Social Security Cash-Flow Turns Negative

Unemployment has forced many people to apply for benefits sooner than planned while also reducing payroll tax revenue. But the change won't affect benefits.

The Congressional Budget Office says the Social Security system will pay out more in benefits this year than it receives in payroll taxes, an event not expected until at least 2016, The New York Times reported.

Unemployment has forced many people to apply for benefits sooner than planned while also reducing payroll tax revenue. But Stephen C. Goss, chief actuary of the Social Security Administration, said that the change would not affect benefits in 2010.

The $29 billion shortfall projected for this year is small, relative to the roughly $700 billion that should flow in and out of the system, Goss said. The system, he added, has a balance of about $2.5 trillion that will take decades to deplete. The cushion is expected to grow again if the economy recovers.

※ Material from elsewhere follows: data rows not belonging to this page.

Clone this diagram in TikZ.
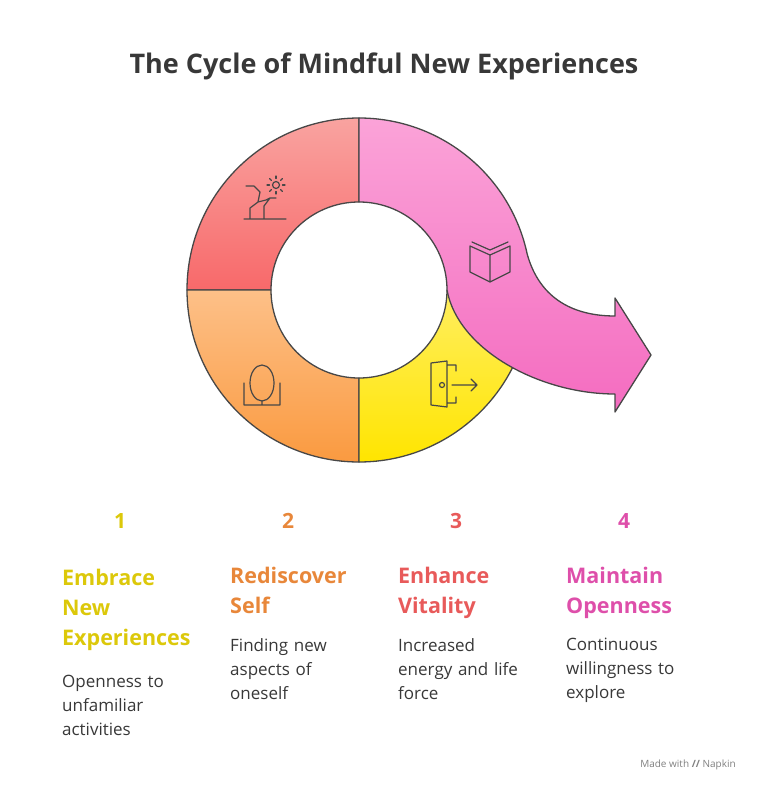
\documentclass[tikz,border=0pt]{standalone}
\usepackage{fontspec}
\setmainfont{Open Sans}
\usetikzlibrary{calc}
\begin{document}
\begin{tikzpicture}[x=1pt,y=-1pt,
  seg/.style={draw=black!72,line width=1.3pt,line join=round},
  ico/.style={draw=black!72,line width=1.2pt,line cap=round,line join=round},
  num/.style={font=\bfseries\fontsize{21}{24}\selectfont},
  head/.style={anchor=north west,align=left,text width=160pt,inner sep=0pt,font=\bfseries\fontsize{21.5}{30}\selectfont},
  desc/.style={anchor=north west,align=left,text width=160pt,inner sep=0pt,text=black!78,font=\fontsize{17}{24}\selectfont}]
\definecolor{cy}{HTML}{DCC80A}\definecolor{co}{HTML}{E8873A}
\definecolor{cr}{HTML}{E85A5A}\definecolor{cp}{HTML}{DE4FAA}
\definecolor{r1}{HTML}{F9A3A0}\definecolor{r2}{HTML}{F8696A}
\definecolor{o1}{HTML}{FDC088}\definecolor{o2}{HTML}{FA9A40}
\definecolor{y1}{HTML}{FFEE60}\definecolor{y2}{HTML}{FFE500}
\definecolor{p1}{HTML}{FBA3D8}\definecolor{p2}{HTML}{F46CC0}
\useasboundingbox (0,0) rectangle (768,792);
% red
\path[seg,top color=r1,bottom color=r2] (187,290) arc[start angle=180,end angle=270,radius=172] -- (359,202) arc[start angle=270,end angle=180,radius=88] -- cycle;
% orange
\path[seg,top color=o1,bottom color=o2] (359,462) arc[start angle=90,end angle=180,radius=172] -- (271,290) arc[start angle=180,end angle=90,radius=88] -- cycle;
% yellow
\path[seg,top color=y1,bottom color=y2] (531,290) arc[start angle=0,end angle=90,radius=172] -- (359,378) arc[start angle=90,end angle=0,radius=88] -- cycle;
% pink arrow
\path[seg,top color=p1,bottom color=p2] (359,118) arc[start angle=270,end angle=348,radius=172]
  .. controls (540,300) and (575,316) .. (615,316) -- (615,298) -- (651,355) -- (615,412) -- (615,394)
  .. controls (540,394) and (458,350) .. (447,290) arc[start angle=360,end angle=270,radius=88] -- cycle;
% icons
\draw[ico] (244,219) -- (286,219) (250,219) -- (250,208) -- (258,202) -- (260,192) -- (254,186) -- (246,186)
  (264,219) -- (264,206) -- (270,198) -- (276,198) (258,202)--(266,200)--(270,198);
\draw[ico] (276,185) circle (3.5);
\foreach \a in {0,45,...,315} \draw[ico] ($(276,185)+(\a:6.5)$) -- ($(276,185)+(\a:9)$);
\draw[ico] (262,383) ellipse (12 and 18) (244,383) -- (244,405) (280,383) -- (280,405) (244,405) -- (280,405) (262,401) -- (262,405);
\draw[ico] (470,246) -- (490,255) -- (510,246) -- (510,272) -- (490,282) -- (470,272) -- cycle (490,255) -- (490,282) (472,242) -- (490,250) -- (508,242);
\draw[ico] (431,363) -- (447,361) -- (447,407) -- (431,405) -- cycle (447,365) -- (456,365) -- (456,371) (447,403) -- (456,403) -- (456,397) (452,385) -- (477,385) (471,379) -- (477,385) -- (471,391);
\draw[ico] (442,385) circle (2.5);
% title
\node[font=\bfseries\fontsize{27}{30}\selectfont,text=black!78] (t) at (384,66) {The Cycle of Mindful New Experiences};
% columns
\node[num,text=cy] (n1) at (120,521) {1};
\node[num,text=co] (n2) at (288,521) {2};
\node[num,text=cr] (n3) at (456,521) {3};
\node[num,text=cp] (n4) at (624,521) {4};
\node[head,text=cy] (h1) at (62,569) {Embrace\\New\\Experiences};
\node[head,text=co] (h2) at (230,567) {Rediscover\\Self};
\node[head,text=cr] (h3) at (398,567) {Enhance\\Vitality};
\node[head,text=cp] (h4) at (566,567) {Maintain\\Openness};
\node[desc] (d1) at (62,675) {Openness to\\unfamiliar\\activities};
\node[desc] (d2) at (230,638) {Finding new\\aspects of\\oneself};
\node[desc] (d3) at (398,638) {Increased\\energy and life\\force};
\node[desc] (d4) at (566,638) {Continuous\\willingness to\\explore};
\node[font=\fontsize{10}{13}\selectfont,text=black!50] (mw) at (688,765) {Made with \textbf{//} Napkin};
\end{tikzpicture}
\end{document}
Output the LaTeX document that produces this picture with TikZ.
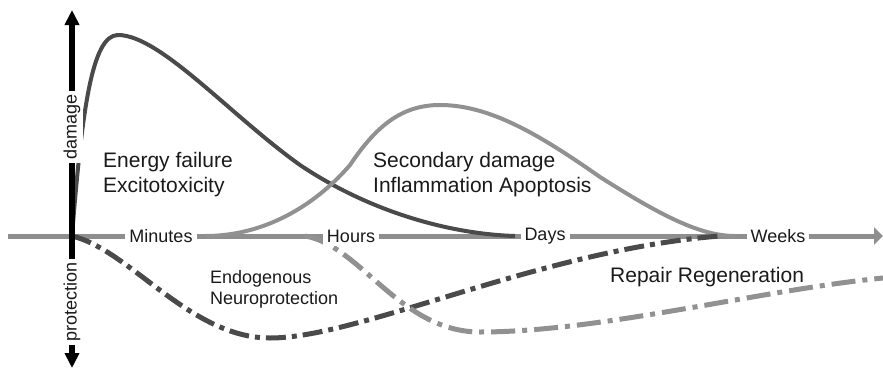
\documentclass[tikz,border=0pt]{standalone}
\usepackage{fontspec}
\setmainfont{Liberation Sans}
\usepackage{xcolor}
\usetikzlibrary{arrows.meta}

\definecolor{axisgray}{HTML}{8E8E8E}
\definecolor{darkcurve}{HTML}{4A4A4A}
\definecolor{lightcurve}{HTML}{919191}
\definecolor{txt}{HTML}{1A1A1A}

\begin{document}
\begin{tikzpicture}[x=1pt,y=-1pt,
timeaxis/.style={draw=axisgray, line width=5pt, -{Triangle[length=9pt,width=17pt]}},
sideaxis/.style={draw=black, line width=5.5pt, {Triangle[length=15pt,width=14pt]}-{Triangle[length=15pt,width=14pt]}},
tick/.style={fill=white, inner sep=4pt, text=txt, font=\fontsize{18}{20}\selectfont},
sidelabel/.style={fill=white, inner sep=3pt, rotate=90, text=txt, font=\fontsize{18}{20}\selectfont},
phase/.style={align=left, anchor=base west, inner sep=0pt, text=txt, font=\fontsize{21}{24.4}\selectfont},
smallphase/.style={align=left, anchor=base west, inner sep=0pt, text=txt, font=\fontsize{18}{21}\selectfont},
primary/.style={draw=darkcurve, line width=4pt},
secondary/.style={draw=lightcurve, line width=4pt},
protect/.style={draw=darkcurve, line width=5pt, dash pattern=on 20pt off 6pt on 5pt off 6pt},
repair/.style={draw=lightcurve, line width=5pt, dash pattern=on 24pt off 7pt on 5pt off 7pt}
]
\useasboundingbox (0,0) rectangle (883,370);

\coordinate (o) at (72,236);
\coordinate (tstart) at (8,236);
\coordinate (tend) at (883,236);
\coordinate (vtop) at (72,10);
\coordinate (vbot) at (72,368);

\draw[timeaxis] (tstart) -- (tend);

\draw[primary] (o) .. controls (82,110) and (92,35) .. (118,35)
  .. controls (160,35) and (230,115) .. (300,165)
  .. controls (370,212) and (450,234) .. (515,236);
\draw[secondary] (205,236) .. controls (270,236) and (320,200) .. (350,165)
  .. controls (375,128) and (400,105) .. (440,105)
  .. controls (490,105) and (540,135) .. (600,177)
  .. controls (660,215) and (700,236) .. (735,236);
\draw[protect] (o) .. controls (130,250) and (190,338) .. (270,338)
  .. controls (360,338) and (540,250) .. (720,236);
\draw[repair] (305,236) .. controls (360,245) and (400,332) .. (480,332)
  .. controls (600,332) and (760,290) .. (883,278);

\draw[sideaxis] (vbot) -- (vtop);
\node[sidelabel] (dmg) at (72,127) {damage};
\node[sidelabel] (prot) at (72,302) {protection};

\node[tick] (minutes) at (161,236) {Minutes};
\node[tick] (hours) at (351,236) {Hours};
\node[tick] (days) at (545,236) {Days};
\node[tick] (weeks) at (778,236) {Weeks};

\node[phase] (energy) at (103,192) {Energy failure\\Excitotoxicity};
\node[phase] (second) at (373,192) {Secondary damage\\Inflammation Apoptosis};
\node[smallphase] (endo) at (210,304) {Endogenous\\Neuroprotection};
\node[phase] (regen) at (610,282) {Repair Regeneration};
\end{tikzpicture}
\end{document}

Indeed, the Congressional Budget Office’s projection shows the recession easing in the next few years, with small Social Security surpluses reappearing briefly in 2014 and 2015.

After that, demographic forces are expected to overtake the fund, as more and more baby boomers leave the work force, stop paying into the program and start collecting their benefits. At that point, outlays will exceed revenue every year, no matter how well the economy performs.

Although Social Security is often said to have a “trust fund,” the term really serves as an accounting device, to track the pay-as-you-go program’s revenue and outlays over time. Its so-called balance is, in fact, a history of its vast cash flows: the sum of all of its revenue in the past, minus all of its outlays. The balance is currently about $2.5 trillion because after the early 1980s the program ran surpluses, year after year.

Now the balance will slowly start to shrink, as outlays start to exceed revenue. By law, Social Security cannot pay out more than its balance in any given year.

For accounting purposes, the system’s accumulated revenue is placed in Treasury securities. In a year like this, the paper gains from the interest earned on the securities will more than cover the difference between what it takes in and pays out.